• **Set exercise**
Return every record below exactly as written, but leave out the pictures.

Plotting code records
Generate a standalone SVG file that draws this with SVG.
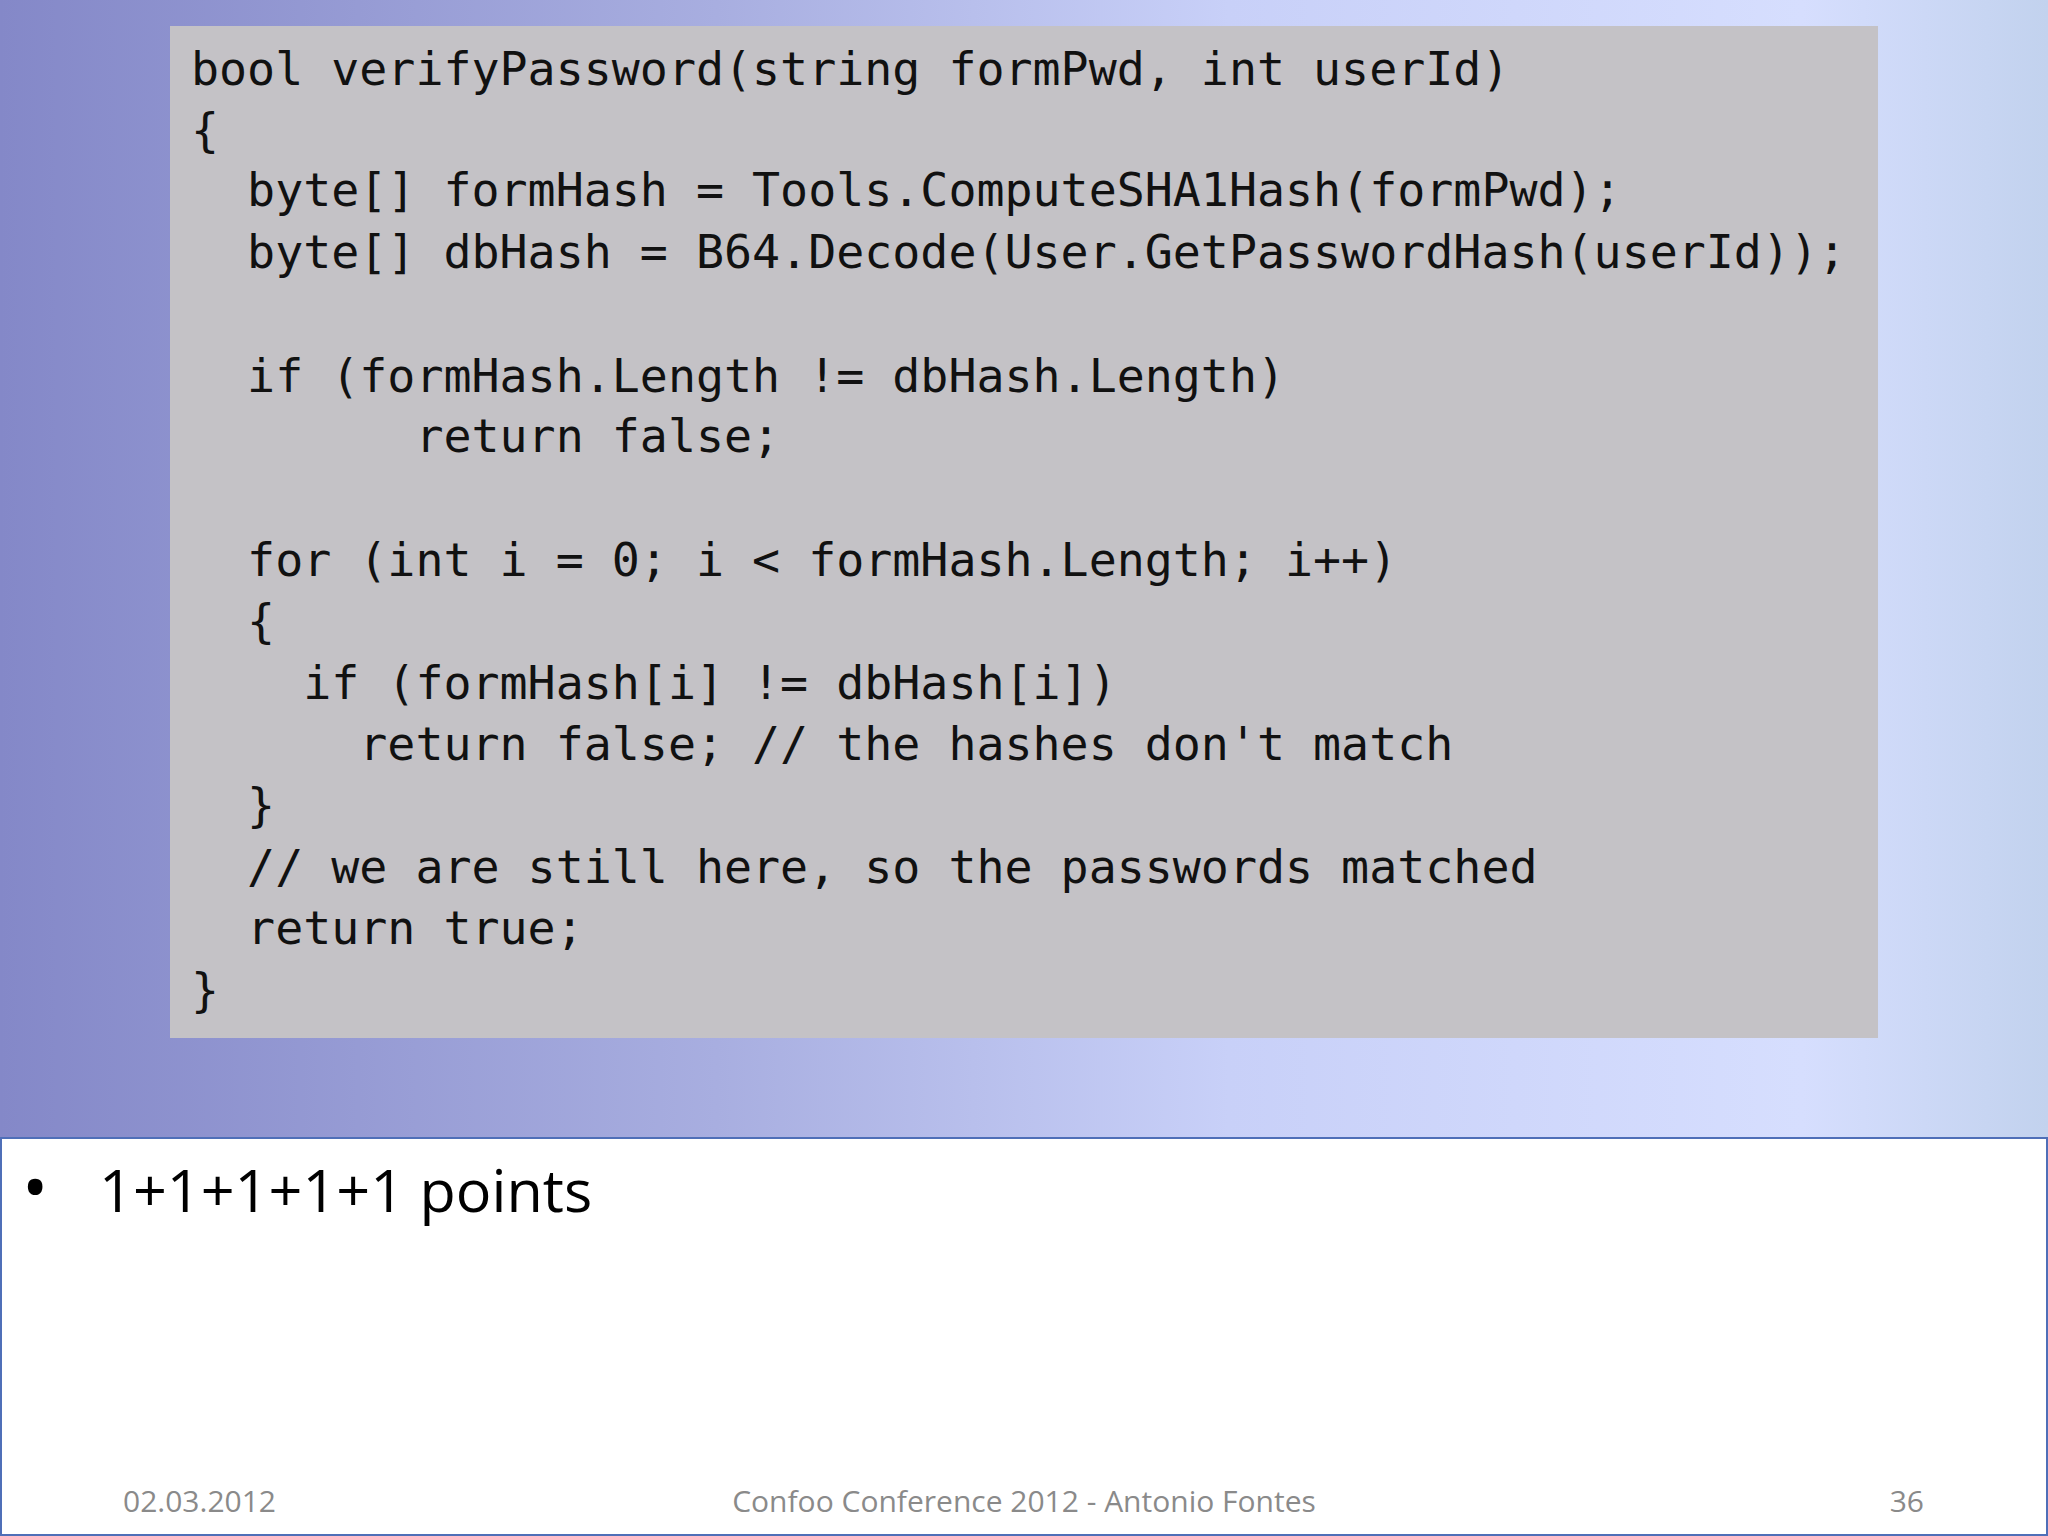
<svg xmlns="http://www.w3.org/2000/svg" width="2048" height="1536" viewBox="0 0 2048 1536">
<defs>
<linearGradient id="bg" x1="0" y1="0" x2="1" y2="0">
<stop offset="0" stop-color="#8488c8"/>
<stop offset="0.35" stop-color="#a8aee0"/>
<stop offset="0.6" stop-color="#c8d0f8"/>
<stop offset="0.88" stop-color="#d6defe"/>
<stop offset="1" stop-color="#c2d2ee"/>
</linearGradient>
<style>
.code{font-family:"DejaVu Sans Mono","Liberation Mono",monospace;font-size:46.6px;fill:#111}
.foot{font-family:"Open Sans","Liberation Sans",sans-serif;font-size:30px;fill:#8a8a8a}
</style>
</defs>
<rect x="0" y="0" width="2048" height="1138" fill="url(#bg)"/>
<rect x="0" y="1138" width="2048" height="398" fill="#fff"/>
<rect x="1" y="1138" width="2046" height="397" fill="none" stroke="#4f6fb8" stroke-width="2"/>
<g id="codebox">
<rect x="170" y="26" width="1708" height="1012" fill="#c4c2c6"/>
<text class="code" xml:space="preserve">
<tspan x="191" y="85">bool verifyPassword(string formPwd, int userId)</tspan>
<tspan x="191" y="146">{</tspan>
<tspan x="191" y="206">  byte[] formHash = Tools.ComputeSHA1Hash(formPwd);</tspan>
<tspan x="191" y="268">  byte[] dbHash = B64.Decode(User.GetPasswordHash(userId));</tspan>
<tspan x="191" y="392">  if (formHash.Length != dbHash.Length)</tspan>
<tspan x="191" y="452">        return false;</tspan>
<tspan x="191" y="576">  for (int i = 0; i &lt; formHash.Length; i++)</tspan>
<tspan x="191" y="637">  {</tspan>
<tspan x="191" y="699">    if (formHash[i] != dbHash[i])</tspan>
<tspan x="191" y="760">      return false; // the hashes don't match</tspan>
<tspan x="191" y="821">  }</tspan>
<tspan x="191" y="883">  // we are still here, so the passwords matched</tspan>
<tspan x="191" y="944">  return true;</tspan>
<tspan x="191" y="1006">}</tspan>
</text>
</g>
<g id="bullet">
<text x="22" y="1212" font-family="Open Sans,Liberation Sans,sans-serif" font-size="70" fill="#000">•</text>
<text x="99" y="1212" font-family="Open Sans,Liberation Sans,sans-serif" font-size="59.3" fill="#000">1+1+1+1+1 points</text>
</g>
<g id="footer">
<text class="foot" x="123" y="1512">02.03.2012</text>
<text class="foot" x="1024" y="1512" text-anchor="middle">Confoo Conference 2012 - Antonio Fontes</text>
<text class="foot" x="1924" y="1512" text-anchor="end">36</text>
</g>
</svg>
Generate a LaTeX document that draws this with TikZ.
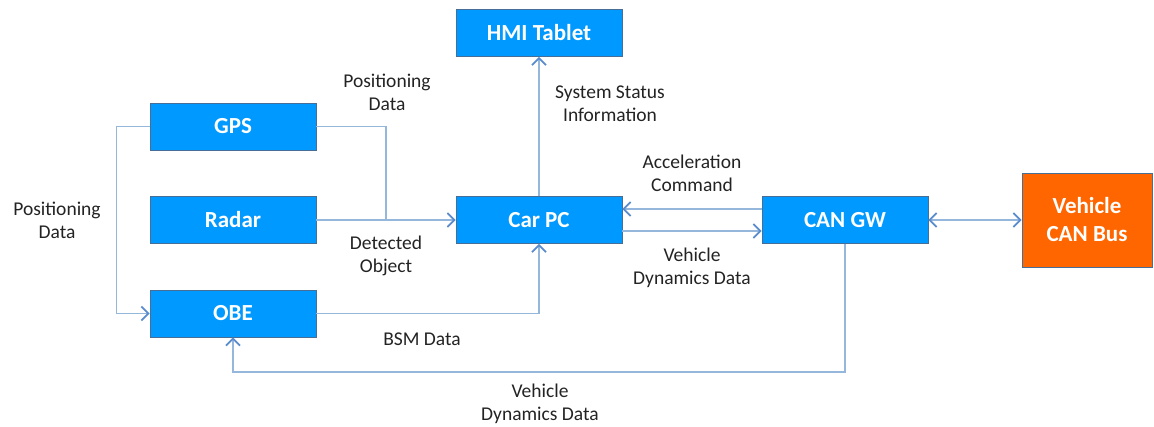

• **Task response**
Generate a standalone SVG file that draws this with SVG.
<svg xmlns="http://www.w3.org/2000/svg" width="2048" height="1536" viewBox="0 0 2048 1536">
<defs>
<linearGradient id="bg" x1="0" y1="0" x2="1" y2="0">
<stop offset="0" stop-color="#8488c8"/>
<stop offset="0.35" stop-color="#a8aee0"/>
<stop offset="0.6" stop-color="#c8d0f8"/>
<stop offset="0.88" stop-color="#d6defe"/>
<stop offset="1" stop-color="#c2d2ee"/>
</linearGradient>
<style>
.code{font-family:"DejaVu Sans Mono","Liberation Mono",monospace;font-size:46.6px;fill:#111}
.foot{font-family:"Open Sans","Liberation Sans",sans-serif;font-size:30px;fill:#8a8a8a}
</style>
</defs>
<rect x="0" y="0" width="2048" height="1138" fill="url(#bg)"/>
<rect x="0" y="1138" width="2048" height="398" fill="#fff"/>
<rect x="1" y="1138" width="2046" height="397" fill="none" stroke="#4f6fb8" stroke-width="2"/>
<g id="codebox">
<rect x="170" y="26" width="1708" height="1012" fill="#c4c2c6"/>
<text class="code" xml:space="preserve">
<tspan x="191" y="85">bool verifyPassword(string formPwd, int userId)</tspan>
<tspan x="191" y="146">{</tspan>
<tspan x="191" y="206">  byte[] formHash = Tools.ComputeSHA1Hash(formPwd);</tspan>
<tspan x="191" y="268">  byte[] dbHash = B64.Decode(User.GetPasswordHash(userId));</tspan>
<tspan x="191" y="392">  if (formHash.Length != dbHash.Length)</tspan>
<tspan x="191" y="452">        return false;</tspan>
<tspan x="191" y="576">  for (int i = 0; i &lt; formHash.Length; i++)</tspan>
<tspan x="191" y="637">  {</tspan>
<tspan x="191" y="699">    if (formHash[i] != dbHash[i])</tspan>
<tspan x="191" y="760">      return false; // the hashes don't match</tspan>
<tspan x="191" y="821">  }</tspan>
<tspan x="191" y="883">  // we are still here, so the passwords matched</tspan>
<tspan x="191" y="944">  return true;</tspan>
<tspan x="191" y="1006">}</tspan>
</text>
</g>
<g id="bullet">
<text x="22" y="1212" font-family="Open Sans,Liberation Sans,sans-serif" font-size="70" fill="#000">•</text>
<text x="99" y="1212" font-family="Open Sans,Liberation Sans,sans-serif" font-size="59.3" fill="#000">1+1+1+1+1 points</text>
</g>
<g id="footer">
<text class="foot" x="123" y="1512">02.03.2012</text>
<text class="foot" x="1024" y="1512" text-anchor="middle">Confoo Conference 2012 - Antonio Fontes</text>
<text class="foot" x="1924" y="1512" text-anchor="end">36</text>
</g>
</svg>
Generate a LaTeX document that draws this with TikZ.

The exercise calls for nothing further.